If seeing me being appointed as QC is helps in that way or as an inspiration to some of them, then great.

You act for Indigenous organizations. You have spoken elsewhere about Canada and Indigenous governments having differing interpretations of the Treaties. Can you tell me about the dynamics between Indigenous governments and Canada that you have experienced?

If you were to do an internet search now on the Treaties, what you'll get is the written text. And if you read the written text, it talks about extinguishment of rights and becoming subjects of the crown. What you don't see is the other side. And there's a whole other side that exists that the law is now starting to appreciate. It's important to have that understanding, particularly if you're acting for Indigenous people because the First Nation people certainly don't see the treaties as an extinguishment document. They see the treaty relationship as one that's based on sharing and mutual respect. However, if you read the written text of the treaties, that's not reflected. That's important for lawyers to understand and to appreciate.

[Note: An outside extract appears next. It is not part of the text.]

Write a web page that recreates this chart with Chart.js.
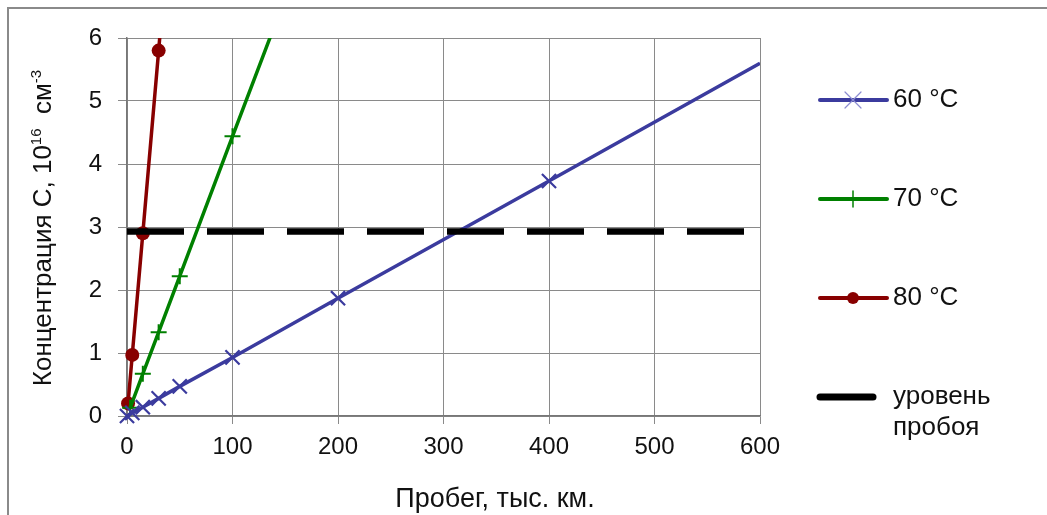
<!DOCTYPE html>
<html>
<head>
<meta charset="utf-8">
<script src="https://cdn.jsdelivr.net/npm/chart.js@4"></script>
<style>
  html, body { margin: 0; padding: 0; background: #fff; }
  #wrap { width: 1047px; height: 515px; }
</style>
</head>
<body>
<div id="wrap"><canvas id="grafico" width="1047" height="515"></canvas></div>
<script>
// данные
const probeg60 = [0, 5, 15, 30, 50, 100, 200, 400, 600];
const konc60 = [0, 0.05, 0.14, 0.28, 0.47, 0.93, 1.87, 3.73, 5.6];
const probeg70 = [3, 15, 30, 50, 100, 140];
const konc70 = [0.13, 0.67, 1.33, 2.22, 4.44, 6.2];
const probeg80 = [1, 5, 15, 30, 35];
const konc80 = [0.2, 0.97, 2.9, 5.8, 6.8];
const urovenProboya = 2.93;
const urovenX = [0, 590];
const xTicks = [0, 100, 200, 300, 400, 500, 600];
const yTicks = [0, 1, 2, 3, 4, 5, 6];
const nazvaniya = ['60 °C', '70 °C', '80 °C', 'уровень пробоя'];

function toPoints(xs, ys) {
    return xs.map((x, i) => ({ x: x, y: ys[i] }));
}
// последняя точка только продлевает линию, без маркера
function radii(n, r) {
    return Array.from({ length: n }, (_, i) => i === n - 1 ? 0 : r);
}

const FONT = 'Liberation Sans, Arial, sans-serif';

const ramka = {
    id: 'ramka',
    beforeDraw(chart) {
        const c = chart.ctx;
        c.save();
        c.strokeStyle = '#8a8a8a';
        c.lineWidth = 2;
        c.beginPath();
        c.moveTo(8, 515);
        c.lineTo(8, 8);
        c.lineTo(1047, 8);
        c.stroke();
        c.restore();
    },
    afterDraw(chart) {
        const c = chart.ctx;
        c.save();
        c.fillStyle = '#111';
        // подпись оси X
        c.font = '27px ' + FONT;
        c.textAlign = 'center';
        c.textBaseline = 'middle';
        c.fillText('Пробег, тыс. км.', 495, 500);

        // подпись оси Y с верхними индексами
        const parts = [
            ['Концентрация С, 10', 26, 0],
            ['16', 15, -10],
            ['  см', 26, 0],
            ['-3', 15, -10]
        ];
        let total = 0;
        parts.forEach(p => { c.font = p[1] + 'px ' + FONT; total += c.measureText(p[0]).width; });
        c.translate(42, 228);
        c.rotate(-Math.PI / 2);
        c.textAlign = 'left';
        c.textBaseline = 'alphabetic';
        let x = -total / 2;
        parts.forEach(p => {
            c.font = p[1] + 'px ' + FONT;
            c.fillText(p[0], x, 9 + p[2]);
            x += c.measureText(p[0]).width;
        });
        c.setTransform(1, 0, 0, 1, 0, 0);

        // легенда
        const ys = [100, 199, 298, 397];
        chart.data.datasets.forEach((ds, i) => {
            const y = ys[i];
            c.strokeStyle = ds.borderColor;
            c.lineCap = 'round';
            c.lineWidth = i === 3 ? 7 : 4;
            c.beginPath();
            c.moveTo(820, y);
            c.lineTo(i === 3 ? 873 : 887, y);
            c.stroke();
            const mx = 853;
            if (i === 0) {
                c.strokeStyle = '#8c8cd0';
                c.lineWidth = 1.2;
                c.beginPath();
                c.moveTo(mx - 8, y - 8); c.lineTo(mx + 8, y + 8);
                c.moveTo(mx - 8, y + 8); c.lineTo(mx + 8, y - 8);
                c.stroke();
            } else if (i === 1) {
                c.lineWidth = 1.5;
                c.beginPath();
                c.moveTo(mx, y - 8); c.lineTo(mx, y + 8);
                c.stroke();
            } else if (i === 2) {
                c.fillStyle = ds.borderColor;
                c.beginPath();
                c.arc(mx, y, 6, 0, Math.PI * 2);
                c.fill();
            }
            c.fillStyle = '#111';
            c.font = '26px ' + FONT;
            c.textAlign = 'left';
            c.textBaseline = 'middle';
            if (i === 3) {
                c.fillText('уровень', 893, y);
                c.fillText('пробоя', 893, y + 31);
            } else {
                c.fillText(nazvaniya[i], 893, y);
            }
        });
        c.restore();
    }
};

const ctx = document.getElementById('grafico').getContext('2d');
new Chart(ctx, {
    type: 'scatter',
    data: {
        datasets: [
            {
                label: nazvaniya[0],
                data: toPoints(probeg60, konc60),
                showLine: true,
                borderColor: '#3b3b9e',
                backgroundColor: '#3b3b9e',
                borderWidth: 3.5,
                pointStyle: 'crossRot',
                pointRadius: radii(probeg60.length, 10),
                pointBorderWidth: 2.2,
                clip: { left: 12, bottom: 12, top: 0, right: 0 },
                order: 2
            },
            {
                label: nazvaniya[1],
                data: toPoints(probeg70, konc70),
                showLine: true,
                borderColor: '#008000',
                backgroundColor: '#008000',
                borderWidth: 3.5,
                pointStyle: 'cross',
                pointRadius: radii(probeg70.length, 8),
                pointBorderWidth: 2,
                clip: { left: 12, bottom: 12, top: 0, right: 0 },
                order: 3
            },
            {
                label: nazvaniya[2],
                data: toPoints(probeg80, konc80),
                showLine: true,
                borderColor: '#880000',
                backgroundColor: '#880000',
                borderWidth: 3.5,
                pointStyle: 'circle',
                pointRadius: radii(probeg80.length, 7),
                pointBorderWidth: 0,
                clip: { left: 12, bottom: 12, top: 0, right: 0 },
                order: 4
            },
            {
                label: nazvaniya[3],
                data: urovenX.map(x => ({ x: x, y: urovenProboya })),
                showLine: true,
                borderColor: '#000000',
                backgroundColor: '#000000',
                borderWidth: 6.5,
                borderDash: [57, 23],
                borderCapStyle: 'butt',
                pointRadius: 0,
                order: 1
            }
        ]
    },
    options: {
        responsive: false,
        animation: false,
        layout: { padding: { top: 38, right: 287, left: 0, bottom: 0 } },
        plugins: {
            legend: { display: false },
            tooltip: { enabled: false }
        },
        scales: {
            x: {
                type: 'linear',
                min: 0,
                max: 600,
                afterFit(scale) { scale.height = 99; },
                afterBuildTicks(scale) { scale.ticks = xTicks.map(v => ({ value: v })); },
                grid: { color: '#8a8a8a', lineWidth: 1, tickLength: 8 },
                border: { color: '#777', width: 1.5 },
                ticks: { color: '#111', font: { size: 24, family: FONT }, padding: 9, maxRotation: 0 }
            },
            y: {
                type: 'linear',
                min: 0,
                max: 6,
                afterFit(scale) { scale.width = 127; },
                afterBuildTicks(scale) { scale.ticks = yTicks.map(v => ({ value: v })); },
                grid: { color: '#8a8a8a', lineWidth: 1, tickLength: 9 },
                border: { color: '#777', width: 1.5 },
                ticks: { color: '#111', font: { size: 24, family: FONT }, padding: 16 }
            }
        }
    },
    plugins: [ramka]
});
</script>
</body>
</html>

The one thing I believe has been invaluable during my legal career. And that is, I grew up on the reserve. I was a kid, no different than any other kid on any reserve in Canada. And that has that has served me well, in my legal career. Because I've lived there, I know firsthand, the culture, the issues that face Indigenous people.

Any lawyer can learn the law. That's what we're trained to do in law school. The one thing, I always say, you can't learn or can't teach is the life experiences that you get from living and growing up on the reserve with the people. There's an appreciation you get — how to talk to people, the humour. It's all important when you're acting for Indigenous people.